Predictably, things don’t go brilliantly, and a series of hijinks force them to consider their relationship from every unflattering angle.

The film is good about finding the universal truths of any long-term relationship, with the couple going from screaming match to lovey-dovey PDA and then back around to bickering with alarming speed. Pearson and Willoughby are great together, and you can feel the familiarity and mild disdain between them.

The trouble is, of course, that no one enjoys watching a nice, ordinary couple implode, and this is where the commitment to realism turns into a hindrance.

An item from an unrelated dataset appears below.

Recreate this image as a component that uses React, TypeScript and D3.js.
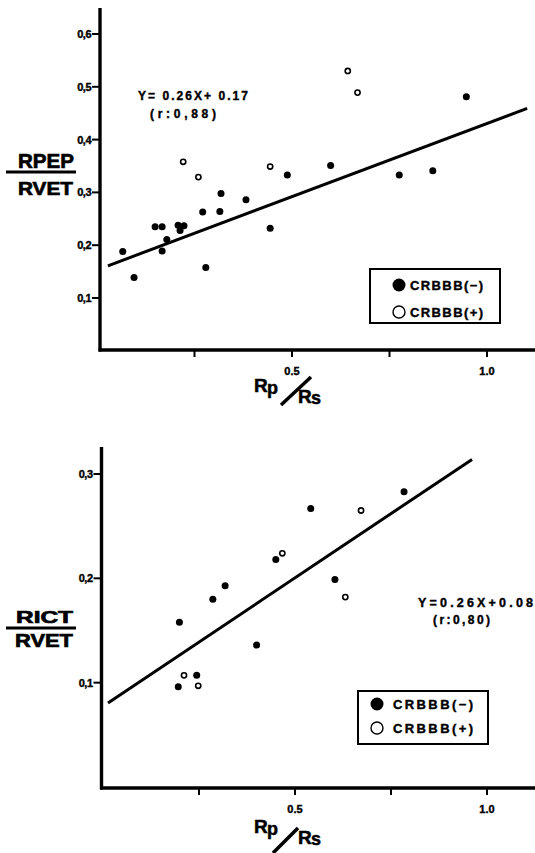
import * as d3 from "d3";
import React from "react";

// x axis (Rp/Rs) shared by both panels
const xTicks = [0.25, 0.5, 0.75, 1.0];
const xTickLabels = ["", "0.5", "", "1.0"];

// top panel: RPEP/RVET
const topYTicks = [0.1, 0.2, 0.3, 0.4, 0.5, 0.6];
const topYTickLabels = ["0,1", "0,2", "0,3", "0,4", "0,5", "0,6"];
const topNegative: [number, number][] = [
  [0.066, 0.188], [0.095, 0.139], [0.149, 0.235], [0.167, 0.235], [0.179, 0.211],
  [0.167, 0.189], [0.208, 0.238], [0.223, 0.237], [0.213, 0.228], [0.271, 0.263],
  [0.279, 0.158], [0.318, 0.298], [0.315, 0.264], [0.382, 0.286], [0.444, 0.232],
  [0.488, 0.333], [0.599, 0.351], [0.775, 0.333], [0.861, 0.341], [0.947, 0.481],
];
const topPositive: [number, number][] = [
  [0.221, 0.358], [0.26, 0.329], [0.444, 0.349], [0.643, 0.53], [0.668, 0.489],
];
const topFit: [number, number][] = [[0.028, 0.161], [1.103, 0.459]];

// bottom panel: RICT/RVET
const bottomYTicks = [0.1, 0.2, 0.3];
const bottomYTickLabels = ["0,1", "0,2", "0,3"];
const bottomNegative: [number, number][] = [
  [0.199, 0.158], [0.286, 0.18], [0.318, 0.193], [0.4, 0.136], [0.196, 0.096],
  [0.244, 0.107], [0.45, 0.218], [0.541, 0.267], [0.784, 0.283], [0.604, 0.199],
];
const bottomPositive: [number, number][] = [
  [0.211, 0.107], [0.248, 0.097], [0.467, 0.224], [0.672, 0.265], [0.631, 0.182],
];
const bottomFit: [number, number][] = [[0.013, 0.0805], [0.961, 0.314]];

const FONT = "'Liberation Sans', Arial, Helvetica, sans-serif";

type Txt = { text: string; x: number; y: number; len: number; size: number };

// heavy "scanned print" look: bold plus a thin outline
const heavy = { fontFamily: FONT, fontWeight: "bold", fill: "#000", stroke: "#000", strokeWidth: 0.5 } as const;

const RpRs = ({ x0, b0, slash }: { x0: number; b0: number; slash: number[] }) => (
  <g {...heavy}>
    <text x={x0} y={b0} fontSize={19}>R</text>
    <text x={x0 + 13} y={b0 + 1.5} fontSize={18}>p</text>
    <line x1={slash[0]} y1={slash[1]} x2={slash[2]} y2={slash[3]} stroke="#000" strokeWidth={3.5} />
    <text x={x0 + 44} y={b0 + 11} fontSize={19}>R</text>
    <text x={x0 + 57} y={b0 + 12} fontSize={18}>s</text>
  </g>
);

const Panel = (p: {
  xRange: [number, number];
  yDomain: [number, number];
  yRange: [number, number];
  axisX: number;
  axisY: number;
  axisTop: number;
  yTicks: number[];
  yTickLabels: string[];
  negative: [number, number][];
  positive: [number, number][];
  fit: [number, number][];
  numLabel: Txt;
  denLabel: Txt;
  fracLine: number;
  eq: Txt;
  r: Txt;
  legend: { x: number; y: number; w: number; h: number; cx: number; tx: number; tlen: number; rows: number[] };
  xLabel: { x0: number; b0: number; slash: number[] };
}) => {
  const x = d3.scaleLinear().domain([0, 1]).range(p.xRange);
  const y = d3.scaleLinear().domain(p.yDomain).range(p.yRange);
  const line = d3.line<[number, number]>().x((d) => x(d[0])).y((d) => y(d[1]));
  return (
    <g>
      {/* axes */}
      <line x1={p.axisX} y1={p.axisTop} x2={p.axisX} y2={p.axisY + 1.5} stroke="#000" strokeWidth={3.4} />
      <line x1={p.axisX - 1.5} y1={p.axisY} x2={535} y2={p.axisY} stroke="#000" strokeWidth={3.4} />
      {p.yTicks.map((t, i) => (
        <g key={"y" + t}>
          <line x1={p.axisX - 8} x2={p.axisX} y1={y(t)} y2={y(t)} stroke="#000" strokeWidth={2} />
          <text x={p.axisX - 9} y={y(t) + 4} textAnchor="end" fontSize={11} {...heavy} strokeWidth={0.4}
            letterSpacing={-0.5}>
            {p.yTickLabels[i]}
          </text>
        </g>
      ))}
      {xTicks.map((t, i) => (
        <g key={"x" + t}>
          <line x1={x(t)} x2={x(t)} y1={p.axisY} y2={p.axisY + 7} stroke="#000" strokeWidth={2} />
          <text x={x(t)} y={p.axisY + 25} textAnchor="middle" fontSize={11} {...heavy} strokeWidth={0.4}>
            {xTickLabels[i]}
          </text>
        </g>
      ))}
      {/* regression line */}
      <path d={line(p.fit) || ""} stroke="#000" strokeWidth={3} fill="none" />
      {/* points */}
      {p.negative.map((d, i) => (
        <circle key={"n" + i} cx={x(d[0])} cy={y(d[1])} r={3.5} fill="#000" />
      ))}
      {p.positive.map((d, i) => (
        <circle key={"p" + i} cx={x(d[0])} cy={y(d[1])} r={2.6} fill="#fff" stroke="#000" strokeWidth={1.6} />
      ))}
      {/* y label */}
      <g {...heavy} strokeWidth={0.7}>
        <text x={p.numLabel.x} y={p.numLabel.y} fontSize={p.numLabel.size} textLength={p.numLabel.len}
          lengthAdjust="spacingAndGlyphs">{p.numLabel.text}</text>
        <line x1={6} x2={76} y1={p.fracLine} y2={p.fracLine} stroke="#000" strokeWidth={3} />
        <text x={p.denLabel.x} y={p.denLabel.y} fontSize={p.denLabel.size} textLength={p.denLabel.len}
          lengthAdjust="spacingAndGlyphs">{p.denLabel.text}</text>
      </g>
      {/* equation */}
      <g {...heavy} strokeWidth={0.4}>
        <text x={p.eq.x} y={p.eq.y} fontSize={p.eq.size} textLength={p.eq.len} lengthAdjust="spacing">{p.eq.text}</text>
        <text x={p.r.x} y={p.r.y} fontSize={p.r.size} textLength={p.r.len} lengthAdjust="spacing">{p.r.text}</text>
      </g>
      {/* legend */}
      <rect x={p.legend.x} y={p.legend.y} width={p.legend.w} height={p.legend.h} fill="#fff" stroke="#000" strokeWidth={2} />
      <circle cx={p.legend.cx} cy={p.legend.rows[0]} r={6.5} fill="#000" />
      <circle cx={p.legend.cx} cy={p.legend.rows[1]} r={6} fill="#fff" stroke="#000" strokeWidth={1.4} />
      <g {...heavy} strokeWidth={0.4}>
        <text x={p.legend.tx} y={p.legend.rows[0] + 5} fontSize={13} textLength={p.legend.tlen} lengthAdjust="spacing">CRBBB(−)</text>
        <text x={p.legend.tx} y={p.legend.rows[1] + 5} fontSize={13} textLength={p.legend.tlen} lengthAdjust="spacing">CRBBB(+)</text>
      </g>
      <RpRs {...p.xLabel} />
    </g>
  );
};

export default function App() {
  return (
    <svg width={535} height={853} style={{ position: "absolute", left: 0, top: 0, background: "#fff" }}>
      <rect width={535} height={853} fill="#fff" />
      <Panel
        xRange={[97, 487]}
        yDomain={[0, 0.6]}
        yRange={[350.8, 34]}
        axisX={100}
        axisY={350}
        axisTop={8}
        yTicks={topYTicks}
        yTickLabels={topYTickLabels}
        negative={topNegative}
        positive={topPositive}
        fit={topFit}
        numLabel={{ text: "RPEP", x: 18, y: 168, len: 56, size: 21 }}
        denLabel={{ text: "RVET", x: 18, y: 195, len: 55, size: 19 }}
        fracLine={172}
        eq={{ text: "Y= 0.26X+ 0.17", x: 138, y: 100, len: 110, size: 12 }}
        r={{ text: "(r:0,88)", x: 150, y: 118, len: 66, size: 12 }}
        legend={{ x: 370, y: 269, w: 130, h: 54, cx: 399, tx: 410, tlen: 73, rows: [285, 312] }}
        xLabel={{ x0: 254, b0: 392, slash: [281, 405, 311, 377] }}
      />
      <Panel
        xRange={[103, 487]}
        yDomain={[0, 0.3]}
        yRange={[787, 474]}
        axisX={101.5}
        axisY={788}
        axisTop={447}
        yTicks={bottomYTicks}
        yTickLabels={bottomYTickLabels}
        negative={bottomNegative}
        positive={bottomPositive}
        fit={bottomFit}
        numLabel={{ text: "RICT", x: 16, y: 623, len: 57, size: 17 }}
        denLabel={{ text: "RVET", x: 15, y: 647, len: 58, size: 19 }}
        fracLine={628}
        eq={{ text: "Y=0.26X+0.08", x: 418, y: 607, len: 115, size: 12.5 }}
        r={{ text: "(r:0,80)", x: 433, y: 624, len: 57, size: 12 }}
        legend={{ x: 358, y: 691, w: 130, h: 53, cx: 377, tx: 393, tlen: 80, rows: [704, 728] }}
        xLabel={{ x0: 254, b0: 833, slash: [273, 853, 298, 828] }}
      />
    </svg>
  );
}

So mundane are the conversations and arguments that it’s like eavesdropping on your friends having a barney over Sunday lunch and, with the two lead actors credited as co-writers, we may be able to attribute this to a lot of improvisation.

For what must have been an incredibly tight budget, Tracks manages to make France and Italy look divine. It’s smart to occasionally intercut between traditional style and the couple’s own Gopro footage from the trip, and there are moments during the many montages when the camera simply sits and watches the couple as they walk around or into the distance.

The film bills itself as an “antidote to the simpering romanticization of Before Sunrise’, which goes some way to describing the film’s style of comedy. Lucy and Chris are terrible to each other from the start, and completely uninterested in examining their behaviour until it might be too late. Whenever marriage comes up the pair visibly flinch, despite the fact that they’re both aware that it’s make or break time.

Then again, it may be unfair to bring up Before Sunrise – which documents the beginning of a love affair – instead of Before Midnight, which explores a partnership at crisis point.

Tracks is a story about two people clawing themselves out of a rut and realising what they want as individuals. It’s ultimately a hopeful film, drawing comedy from one of the least funny situations human beings can find themselves in.